[Plotting code records]
--- Start ---

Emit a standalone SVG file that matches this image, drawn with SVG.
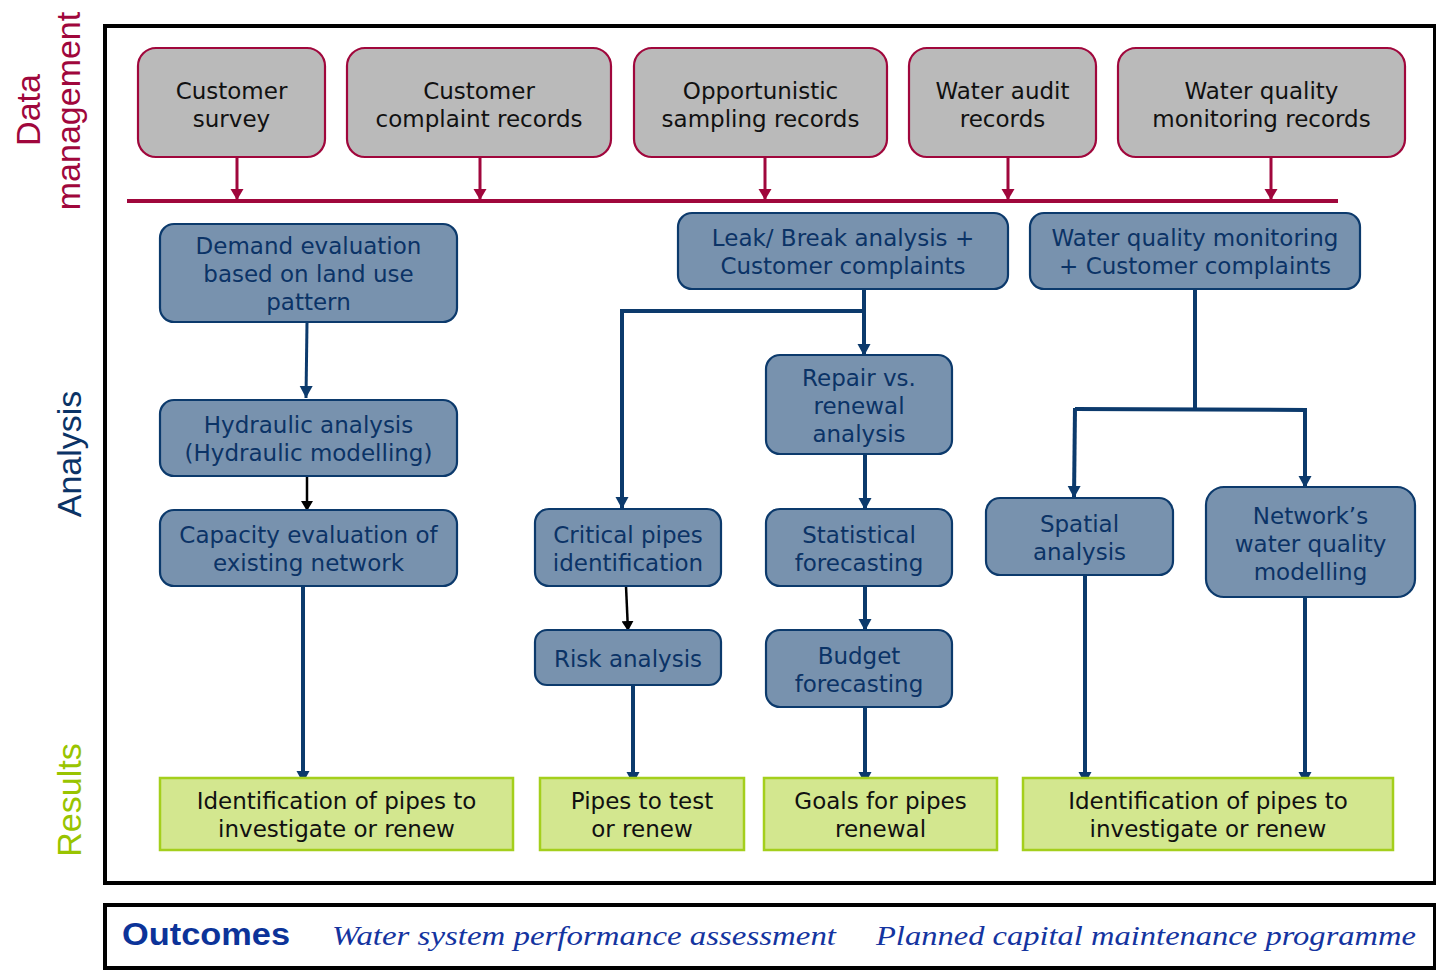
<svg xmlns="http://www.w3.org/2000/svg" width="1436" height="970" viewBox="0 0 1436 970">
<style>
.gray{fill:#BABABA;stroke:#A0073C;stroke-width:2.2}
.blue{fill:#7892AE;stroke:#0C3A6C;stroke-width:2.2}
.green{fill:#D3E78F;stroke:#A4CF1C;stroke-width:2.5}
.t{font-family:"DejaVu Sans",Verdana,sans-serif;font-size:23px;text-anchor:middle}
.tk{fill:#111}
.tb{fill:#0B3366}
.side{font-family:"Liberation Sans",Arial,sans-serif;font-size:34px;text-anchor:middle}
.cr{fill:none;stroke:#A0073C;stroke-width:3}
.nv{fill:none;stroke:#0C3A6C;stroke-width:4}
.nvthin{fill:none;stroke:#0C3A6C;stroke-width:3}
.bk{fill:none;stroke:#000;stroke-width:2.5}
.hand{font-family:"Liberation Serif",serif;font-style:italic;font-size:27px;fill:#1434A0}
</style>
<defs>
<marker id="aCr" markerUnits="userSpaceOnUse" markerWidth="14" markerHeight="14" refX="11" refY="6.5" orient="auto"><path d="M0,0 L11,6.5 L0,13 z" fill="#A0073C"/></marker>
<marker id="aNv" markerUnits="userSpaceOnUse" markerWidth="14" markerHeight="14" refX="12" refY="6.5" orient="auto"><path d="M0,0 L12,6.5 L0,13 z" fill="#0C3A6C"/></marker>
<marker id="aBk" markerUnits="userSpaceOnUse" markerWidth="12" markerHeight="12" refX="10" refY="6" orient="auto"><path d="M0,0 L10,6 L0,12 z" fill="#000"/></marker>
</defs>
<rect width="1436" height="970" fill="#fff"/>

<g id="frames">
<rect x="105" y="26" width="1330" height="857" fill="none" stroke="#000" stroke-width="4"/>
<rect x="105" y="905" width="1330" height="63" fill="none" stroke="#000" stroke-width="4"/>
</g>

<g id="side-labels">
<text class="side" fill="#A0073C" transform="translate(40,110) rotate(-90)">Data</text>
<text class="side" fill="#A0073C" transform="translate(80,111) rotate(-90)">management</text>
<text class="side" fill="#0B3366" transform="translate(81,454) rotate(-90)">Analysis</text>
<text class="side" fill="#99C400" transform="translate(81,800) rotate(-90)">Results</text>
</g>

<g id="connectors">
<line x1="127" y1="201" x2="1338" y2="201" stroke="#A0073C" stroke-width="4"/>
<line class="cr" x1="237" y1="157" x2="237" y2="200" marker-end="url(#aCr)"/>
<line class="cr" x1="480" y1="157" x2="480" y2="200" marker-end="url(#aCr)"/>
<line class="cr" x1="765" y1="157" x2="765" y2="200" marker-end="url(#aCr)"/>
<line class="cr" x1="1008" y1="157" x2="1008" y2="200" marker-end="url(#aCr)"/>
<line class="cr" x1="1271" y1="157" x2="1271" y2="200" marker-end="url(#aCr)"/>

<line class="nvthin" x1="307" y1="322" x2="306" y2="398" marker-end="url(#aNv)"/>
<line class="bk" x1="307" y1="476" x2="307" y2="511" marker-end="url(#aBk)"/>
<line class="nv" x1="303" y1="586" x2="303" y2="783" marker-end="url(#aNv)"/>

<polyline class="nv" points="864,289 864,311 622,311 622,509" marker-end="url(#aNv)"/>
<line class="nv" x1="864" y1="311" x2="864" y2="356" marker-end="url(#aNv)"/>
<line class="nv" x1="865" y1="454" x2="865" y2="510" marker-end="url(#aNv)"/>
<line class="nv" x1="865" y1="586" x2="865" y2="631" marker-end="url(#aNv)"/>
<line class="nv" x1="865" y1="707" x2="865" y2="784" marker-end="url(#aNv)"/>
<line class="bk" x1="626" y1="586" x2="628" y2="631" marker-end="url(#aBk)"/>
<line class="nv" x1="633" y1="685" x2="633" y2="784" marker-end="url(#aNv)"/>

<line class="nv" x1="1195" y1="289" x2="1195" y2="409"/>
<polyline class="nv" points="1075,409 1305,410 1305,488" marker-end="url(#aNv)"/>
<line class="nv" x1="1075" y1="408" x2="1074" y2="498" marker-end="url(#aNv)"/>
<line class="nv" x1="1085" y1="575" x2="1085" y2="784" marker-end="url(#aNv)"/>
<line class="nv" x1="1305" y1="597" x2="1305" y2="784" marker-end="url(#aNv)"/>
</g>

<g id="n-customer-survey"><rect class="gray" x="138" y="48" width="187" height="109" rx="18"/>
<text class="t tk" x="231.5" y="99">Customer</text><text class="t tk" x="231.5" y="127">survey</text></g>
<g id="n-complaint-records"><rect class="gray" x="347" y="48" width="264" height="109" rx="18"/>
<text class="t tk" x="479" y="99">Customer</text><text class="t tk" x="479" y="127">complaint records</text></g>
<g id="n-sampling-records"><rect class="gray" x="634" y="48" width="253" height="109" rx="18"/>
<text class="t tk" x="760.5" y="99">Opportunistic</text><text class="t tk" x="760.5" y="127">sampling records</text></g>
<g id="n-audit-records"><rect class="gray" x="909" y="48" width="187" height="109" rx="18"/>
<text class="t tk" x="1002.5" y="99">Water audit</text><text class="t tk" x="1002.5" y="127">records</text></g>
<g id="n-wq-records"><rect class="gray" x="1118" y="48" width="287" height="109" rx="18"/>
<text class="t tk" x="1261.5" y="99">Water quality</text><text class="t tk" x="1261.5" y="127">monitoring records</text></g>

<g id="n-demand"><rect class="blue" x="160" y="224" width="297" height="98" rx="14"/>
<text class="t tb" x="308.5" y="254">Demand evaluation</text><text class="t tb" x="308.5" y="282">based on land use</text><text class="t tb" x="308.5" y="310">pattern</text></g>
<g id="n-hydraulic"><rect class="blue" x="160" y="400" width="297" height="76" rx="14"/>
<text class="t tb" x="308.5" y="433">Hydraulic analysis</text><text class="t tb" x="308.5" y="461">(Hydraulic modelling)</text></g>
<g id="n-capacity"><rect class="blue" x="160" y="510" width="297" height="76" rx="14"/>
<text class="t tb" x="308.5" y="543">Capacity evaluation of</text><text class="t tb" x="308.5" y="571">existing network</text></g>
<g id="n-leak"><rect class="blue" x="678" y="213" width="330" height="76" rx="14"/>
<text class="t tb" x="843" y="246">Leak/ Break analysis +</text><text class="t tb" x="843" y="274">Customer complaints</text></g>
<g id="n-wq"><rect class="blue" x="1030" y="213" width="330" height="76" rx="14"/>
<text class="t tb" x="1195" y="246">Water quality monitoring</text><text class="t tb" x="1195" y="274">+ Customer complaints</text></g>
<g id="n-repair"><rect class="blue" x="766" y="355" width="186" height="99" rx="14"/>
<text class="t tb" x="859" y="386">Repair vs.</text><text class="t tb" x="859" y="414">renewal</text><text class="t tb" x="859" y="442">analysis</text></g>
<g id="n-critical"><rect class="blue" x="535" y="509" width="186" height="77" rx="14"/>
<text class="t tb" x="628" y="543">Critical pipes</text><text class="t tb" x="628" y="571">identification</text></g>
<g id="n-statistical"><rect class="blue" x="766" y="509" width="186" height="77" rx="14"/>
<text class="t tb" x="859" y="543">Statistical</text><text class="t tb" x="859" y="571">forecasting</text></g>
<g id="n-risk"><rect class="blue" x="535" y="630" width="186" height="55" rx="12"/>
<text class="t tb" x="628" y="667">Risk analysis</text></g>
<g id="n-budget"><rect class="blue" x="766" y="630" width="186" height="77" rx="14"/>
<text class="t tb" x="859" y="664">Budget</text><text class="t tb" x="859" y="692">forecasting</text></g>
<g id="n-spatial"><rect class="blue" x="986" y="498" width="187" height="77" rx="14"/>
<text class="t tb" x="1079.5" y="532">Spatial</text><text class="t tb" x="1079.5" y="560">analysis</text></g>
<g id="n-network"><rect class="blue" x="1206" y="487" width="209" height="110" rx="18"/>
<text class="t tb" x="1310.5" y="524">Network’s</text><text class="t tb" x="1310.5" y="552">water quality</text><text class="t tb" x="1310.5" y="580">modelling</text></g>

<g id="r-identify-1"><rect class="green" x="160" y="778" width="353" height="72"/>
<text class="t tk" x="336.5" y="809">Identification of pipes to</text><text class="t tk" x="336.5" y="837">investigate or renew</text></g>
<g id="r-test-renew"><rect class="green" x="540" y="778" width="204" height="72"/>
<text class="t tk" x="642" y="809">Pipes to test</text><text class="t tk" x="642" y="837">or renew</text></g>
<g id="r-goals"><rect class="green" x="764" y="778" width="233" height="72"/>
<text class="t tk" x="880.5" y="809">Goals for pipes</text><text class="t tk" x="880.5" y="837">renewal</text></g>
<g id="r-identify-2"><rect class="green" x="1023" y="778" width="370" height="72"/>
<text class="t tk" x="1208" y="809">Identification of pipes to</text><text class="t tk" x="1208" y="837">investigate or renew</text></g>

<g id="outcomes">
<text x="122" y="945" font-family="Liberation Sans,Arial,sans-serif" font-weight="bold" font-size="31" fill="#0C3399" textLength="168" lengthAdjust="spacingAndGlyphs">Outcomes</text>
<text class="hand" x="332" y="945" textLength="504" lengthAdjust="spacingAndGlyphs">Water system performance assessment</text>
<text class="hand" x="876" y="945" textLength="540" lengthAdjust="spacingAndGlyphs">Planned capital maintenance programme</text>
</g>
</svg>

--- End ---
--- Start ---

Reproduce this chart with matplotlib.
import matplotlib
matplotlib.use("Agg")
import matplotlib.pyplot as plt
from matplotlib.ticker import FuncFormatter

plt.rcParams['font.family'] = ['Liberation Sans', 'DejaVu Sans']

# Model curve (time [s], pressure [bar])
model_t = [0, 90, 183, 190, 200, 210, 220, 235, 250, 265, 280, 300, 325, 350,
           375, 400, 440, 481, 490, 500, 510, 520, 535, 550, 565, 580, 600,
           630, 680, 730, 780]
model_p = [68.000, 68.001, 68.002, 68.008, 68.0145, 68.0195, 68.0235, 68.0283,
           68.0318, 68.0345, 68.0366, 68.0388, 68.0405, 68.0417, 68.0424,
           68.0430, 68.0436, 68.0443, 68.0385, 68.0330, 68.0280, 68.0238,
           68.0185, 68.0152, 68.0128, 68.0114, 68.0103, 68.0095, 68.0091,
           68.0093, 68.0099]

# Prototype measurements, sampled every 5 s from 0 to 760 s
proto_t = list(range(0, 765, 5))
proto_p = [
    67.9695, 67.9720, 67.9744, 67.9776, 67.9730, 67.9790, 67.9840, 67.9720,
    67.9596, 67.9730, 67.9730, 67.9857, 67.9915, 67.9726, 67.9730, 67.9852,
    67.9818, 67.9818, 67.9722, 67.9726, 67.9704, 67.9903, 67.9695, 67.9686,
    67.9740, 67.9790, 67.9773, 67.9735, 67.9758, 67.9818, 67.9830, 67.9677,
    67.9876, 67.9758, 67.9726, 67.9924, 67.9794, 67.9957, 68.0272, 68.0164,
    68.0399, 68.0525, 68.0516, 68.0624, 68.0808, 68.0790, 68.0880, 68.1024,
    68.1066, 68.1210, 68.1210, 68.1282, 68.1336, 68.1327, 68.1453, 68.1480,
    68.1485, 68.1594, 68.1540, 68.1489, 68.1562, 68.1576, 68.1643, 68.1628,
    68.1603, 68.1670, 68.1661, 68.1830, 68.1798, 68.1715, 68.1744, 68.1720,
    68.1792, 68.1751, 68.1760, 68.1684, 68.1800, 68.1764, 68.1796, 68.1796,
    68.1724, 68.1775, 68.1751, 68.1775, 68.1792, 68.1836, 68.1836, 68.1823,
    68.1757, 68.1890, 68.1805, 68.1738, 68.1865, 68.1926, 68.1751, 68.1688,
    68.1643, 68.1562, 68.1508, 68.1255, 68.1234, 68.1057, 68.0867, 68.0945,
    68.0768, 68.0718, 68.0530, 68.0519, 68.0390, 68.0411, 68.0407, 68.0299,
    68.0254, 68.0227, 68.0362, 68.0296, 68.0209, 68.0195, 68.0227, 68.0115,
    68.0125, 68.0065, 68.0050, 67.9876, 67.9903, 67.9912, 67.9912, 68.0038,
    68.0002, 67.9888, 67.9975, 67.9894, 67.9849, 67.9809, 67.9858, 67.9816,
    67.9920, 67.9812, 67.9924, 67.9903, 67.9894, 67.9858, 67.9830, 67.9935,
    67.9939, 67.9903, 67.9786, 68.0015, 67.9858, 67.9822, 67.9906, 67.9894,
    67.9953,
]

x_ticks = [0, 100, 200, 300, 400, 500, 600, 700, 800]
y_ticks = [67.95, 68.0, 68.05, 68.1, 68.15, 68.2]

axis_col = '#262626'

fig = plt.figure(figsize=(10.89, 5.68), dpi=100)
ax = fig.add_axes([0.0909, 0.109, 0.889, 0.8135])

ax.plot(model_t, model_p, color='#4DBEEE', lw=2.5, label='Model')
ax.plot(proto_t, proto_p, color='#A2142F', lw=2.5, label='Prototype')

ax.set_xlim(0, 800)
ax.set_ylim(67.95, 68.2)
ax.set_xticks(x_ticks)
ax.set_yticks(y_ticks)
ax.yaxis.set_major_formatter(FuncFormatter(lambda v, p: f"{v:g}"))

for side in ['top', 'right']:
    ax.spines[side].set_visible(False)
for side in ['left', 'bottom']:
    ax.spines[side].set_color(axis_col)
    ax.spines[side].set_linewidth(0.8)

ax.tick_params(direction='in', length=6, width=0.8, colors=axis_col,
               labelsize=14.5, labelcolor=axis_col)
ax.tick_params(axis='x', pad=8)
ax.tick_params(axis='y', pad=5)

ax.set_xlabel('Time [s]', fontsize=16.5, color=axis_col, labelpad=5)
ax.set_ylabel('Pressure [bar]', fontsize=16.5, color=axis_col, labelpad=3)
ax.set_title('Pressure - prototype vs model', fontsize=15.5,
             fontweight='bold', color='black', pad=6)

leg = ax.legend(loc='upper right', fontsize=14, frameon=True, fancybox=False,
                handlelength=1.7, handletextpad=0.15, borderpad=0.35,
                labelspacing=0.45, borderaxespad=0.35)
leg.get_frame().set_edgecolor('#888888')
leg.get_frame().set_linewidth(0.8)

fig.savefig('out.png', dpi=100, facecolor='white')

--- End ---

* [Task prompt]: All lines above from the one containing "Reproduce this chart with matplotlib." to the one containing "plt.rcParams['font.family'] = ['Liberation" must be repeated exactly, both lines included, and no others.

* [Full output]:
Reproduce this chart with matplotlib.
import matplotlib
matplotlib.use("Agg")
import matplotlib.pyplot as plt
from matplotlib.ticker import FuncFormatter

plt.rcParams['font.family'] = ['Liberation Sans', 'DejaVu Sans']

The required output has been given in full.